Emerging and Alternative Election Formats
Approval Voting
Approval voting allows voters to vote for (approve of) as many candidates as they like. The candidate with the most approval votes wins. Used in some municipal elections and organizational settings, approval voting is simple and reduces the spoiler problem. However, it does not capture order of preference and can lead to “bullet voting” (only approving one candidate) as a strategic move, blunting its advantages.
Score Voting (Range Voting)
Voters rate each candidate on a scale (e.g., 0–5 or 0–10). The candidate with the highest average or total score wins. Proponents argue it allows voters to express intensity of preference, while opponents contend it rewards exaggeration and can be confused with approval voting. It has been used in some non-governmental elections but rarely at the national level.
Condorcet Methods
Condorcet methods compare every candidate pairwise to identify a candidate who would beat every other in a head-to-head contest. They are mathematically elegant and align with majority rule, but they can produce cycles (no clear Condorcet winner) and require complex ballot design and counting. No major national election uses a pure Condorcet method, though variants like the Schulze method are used in some internal political party elections.
Comparative Analysis: Key Trade-Offs
Choosing an electoral system involves balancing several competing values:
- Proportionality vs. Stability: PR yields more proportional outcomes but often leads to coalitions; FPTP tends to produce single-party majorities but at the cost of fairness.

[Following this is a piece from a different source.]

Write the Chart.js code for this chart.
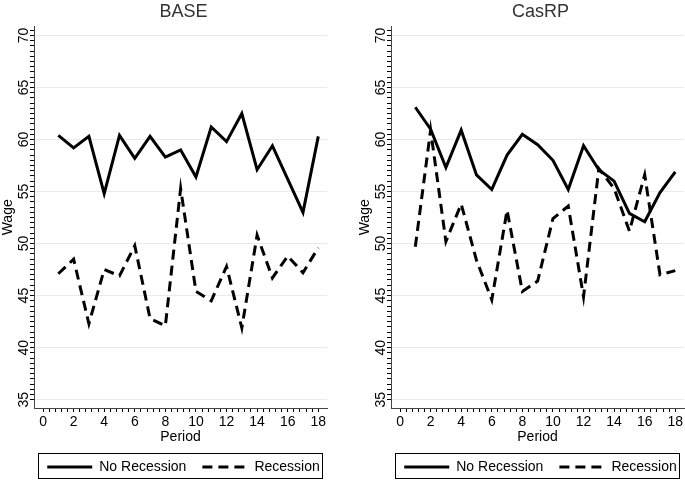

- Simplicity vs. Expressiveness: FPTP is easy to count but restricts voter expression; RCV and approval voting offer more nuanced preferences but demand more from voters and administrators.
- Local Representation vs. National Cohesion: Single-member districts (FPTP, RCV) give voters a local face, while party-list PR can dilute this connection but better represent national political diversity.
- Speed vs. Deliberation: Two-round and RCV systems delay final results, which can erode public trust if counting is prolonged or contested.
No system is perfect. The best choice depends on a country’s political culture, geographic size, diversity, and historical context. Electoral reform debates must weigh empirical evidence, legal constraints, and public understanding.
Conclusion: The Path to Informed Choice
The effectiveness of an election format cannot be judged solely by its theoretical properties. Real-world outcomes depend on implementation, voter education, and broader institutional factors such as campaign finance, media freedom, and independent oversight. Voters who understand the pros and cons of each system are better equipped to advocate for reforms that align with their values—whether that be greater proportionality, stronger majority rule, or enhanced representation of minority voices.
For further reading, explore resources from the Electoral Reform Society, the ACE Electoral Knowledge Network, and the FairVote organization, which offer detailed comparisons of electoral systems around the world. Ultimately, democracy thrives when citizens engage not only with the candidates but also with the very rules that shape how our votes become voices in government.